The waiver application must include:
- The terms of the plan or policy for which a waiver is sought;
- The number of individuals covered by the plan or policy;
- The annual limit(s) and rates applicable to the plan or policy;
- A brief description of why compliance with the interim final regulations would result in a significant decrease in access to benefits or significant increase in premiums, along with any supporting documents; and
- An attestation by the plan administrator or chief executive officer of the issuer of the coverage, certifying that (i) the plan was in force prior to September 23, 2010, and (ii) the application of restricted dollar annual limits would result in a significant decrease in access to benefits for, or a significant increase in premiums paid by, those covered by the plans or policies.
The applicant should retain documents in support of this application for examination by HHS.
HHS will process complete waiver applications within 30 days of receipt; however, complete applications submitted for plan or policy years beginning before November 2, 2010, will be processed no later than five days in advance of such plan or policy year.
Note: This means that calendar year plans will need to file their waiver applications no later than December 1, 2010.
Note: A waiver approval applies only for the plan or policy year beginning between September 23, 2010, and September 23, 2011. As a result, the group health plan or health insurance issuer must reapply for any subsequent plan or policy year prior to January 1, 2014.
Waiver applications must be submitted to the following address: HHS, Office of Consumer Information and Insurance Oversight, Office of Oversight, attention James Mayhew, Room 737-F-04, 200 Independence Avenue S.W., Washington, D.C. 20201. In the alternative, the application may be e-mailed to [email protected].
Note: It is important that insured plans research applicable state law, because the waiver process does not preempt state law requirements addressing annual benefit limits in group health plans and individual health policies.
Recap of Annual Dollar Limits
The restricted annual limits on the dollar value of “essential health benefits” cannot be lower than:
- For plan or policy years beginning on or after September 23, 2010, but before September 23, 2011, $750,000;
- For plan or policy years beginning on or after September 23, 2011, but before September 23, 2012, $1.25 million; and
- For plan or policy years beginning on or after September 23, 2012, but before January 1, 2014, $2 million.
Essential Health Benefits
HHS, DOL, and the Treasury Department have not yet issued guidance on the definition of “essential health benefits.” The preamble to the IFR provides that, for plan years or policy years beginning before the issuance of regulations defining “essential health benefits,” the agencies will take into account good faith efforts to comply with a reasonable interpretation of the term “essential health benefits.”
We expect that, in the case of insured limited benefit or mini-med plans, insurers will want to take responsibility for filing waiver applications.
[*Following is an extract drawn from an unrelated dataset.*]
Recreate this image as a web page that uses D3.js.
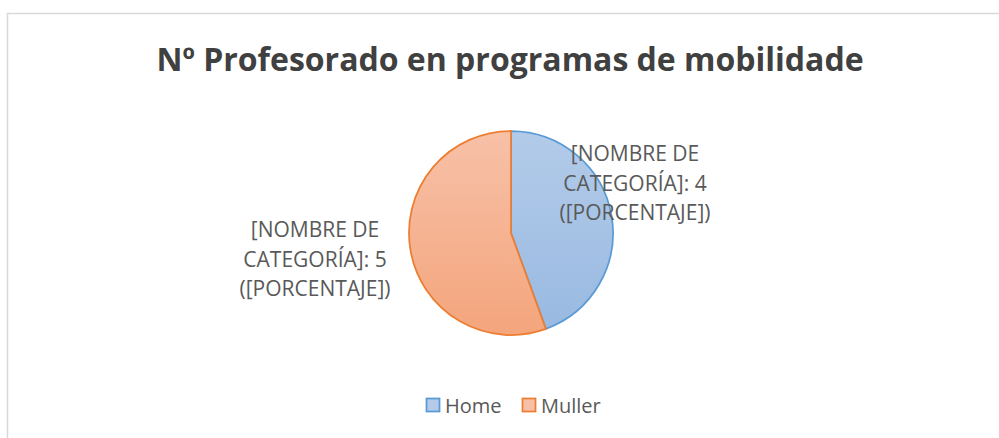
<!DOCTYPE html>
<html>
<head>
<meta charset="utf-8">
<script src="https://cdn.jsdelivr.net/npm/d3@7"></script>
<style>
    body { margin: 0; background: #ffffff; }
    text { font-family: "Open Sans", sans-serif; }
</style>
</head>
<body>
<div id="chart"></div>
<script>
// chart data
const categories = ["Home", "Muller"];
const values = [4, 5];
const labelLines = [
    ["[NOMBRE DE", "CATEGORÍA]: 4", "([PORCENTAJE])"],
    ["[NOMBRE DE", "CATEGORÍA]: 5", "([PORCENTAJE])"]
];
const chartTitle = "Nº Profesorado en programas de mobilidade";

/**
 * Draws the pie chart.
 */
function main() {
    let w = 999, h = 438;
    let cx = 511, cy = 233, radius = 102;

    let svg = d3.select("#chart")
                .append("svg")
                .attr("width", w)
                .attr("height", h);

    // gradients for the slices (in the pie group's coordinates)
    let defs = svg.append("defs");
    let grads = [["#b3cbe9", "#98b9e1"], ["#f7c1a8", "#f4a57c"]];
    grads.forEach(function(g, i) {
        let lg = defs.append("linearGradient")
                     .attr("id", "grad" + i)
                     .attr("gradientUnits", "userSpaceOnUse")
                     .attr("x1", 0).attr("y1", -radius)
                     .attr("x2", 0).attr("y2", radius);
        lg.append("stop").attr("offset", "0%").attr("stop-color", g[0]);
        lg.append("stop").attr("offset", "100%").attr("stop-color", g[1]);
    });
    let strokes = ["#5b9bd5", "#ed7d31"];

    // chart frame (only top and left visible)
    svg.append("rect")
       .attr("x", 7.5).attr("y", 13.5)
       .attr("width", 1010).attr("height", 450)
       .attr("fill", "none")
       .attr("stroke", "#d9d9d9")
       .attr("stroke-width", 1.5);

    // title
    svg.append("text")
       .attr("x", 510)
       .attr("y", 71)
       .attr("text-anchor", "middle")
       .attr("font-size", "32px")
       .attr("font-weight", "bold")
       .attr("fill", "#404040")
       .text(chartTitle);

    // pie
    let pie = d3.pie().sort(null).value(d => d);
    let arc = d3.arc().innerRadius(0).outerRadius(radius);
    let arcs = pie(values);

    let g = svg.append("g").attr("transform", `translate(${cx},${cy})`);
    g.selectAll("path")
     .data(arcs)
     .enter()
     .append("path")
     .attr("d", arc)
     .attr("fill", (d, i) => `url(#grad${i})`)
     .attr("stroke", (d, i) => strokes[i])
     .attr("stroke-width", 1.75);

    // data labels
    let labelPos = [[635, 161], [315, 237]];
    labelLines.forEach(function(lines, i) {
        let t = svg.append("text")
                   .attr("text-anchor", "middle")
                   .attr("font-size", "21px")
                   .attr("fill", "#595959");
        lines.forEach(function(line, j) {
            t.append("tspan")
             .attr("x", labelPos[i][0])
             .attr("y", labelPos[i][1] + j * 29.5)
             .text(line);
        });
    });

    // legend
    let legendX = [426, 522];
    let legend = svg.append("g");
    categories.forEach(function(c, i) {
        legend.append("rect")
              .attr("x", legendX[i] + 0.5)
              .attr("y", 398.5)
              .attr("width", 13)
              .attr("height", 13)
              .attr("fill", grads[i][0])
              .attr("stroke", strokes[i])
              .attr("stroke-width", 1.75);
        legend.append("text")
              .attr("x", legendX[i] + 19)
              .attr("y", 413)
              .attr("font-size", "20px")
              .attr("fill", "#595959")
              .text(c);
    });
}

main();
</script>
</body>
</html>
Absent a waiver, an insurer may not be able to offer the plan (without the prospect of substantial penalty) after the effective date of the new rule. Nonetheless, all employers that sponsor such plans should confirm that their insurers will make timely waiver applications.
Employers that sponsor self-insured limited benefit or mini-med plans will need to work with their plan administrators to ensure that timely applications are submitted.
Moreover, because all waiver approvals are subject to the discretion of HHS, sponsors of insured and self-insured plans that are applying for waivers should also consider alternative arrangements, in the event that the waiver application is not approved.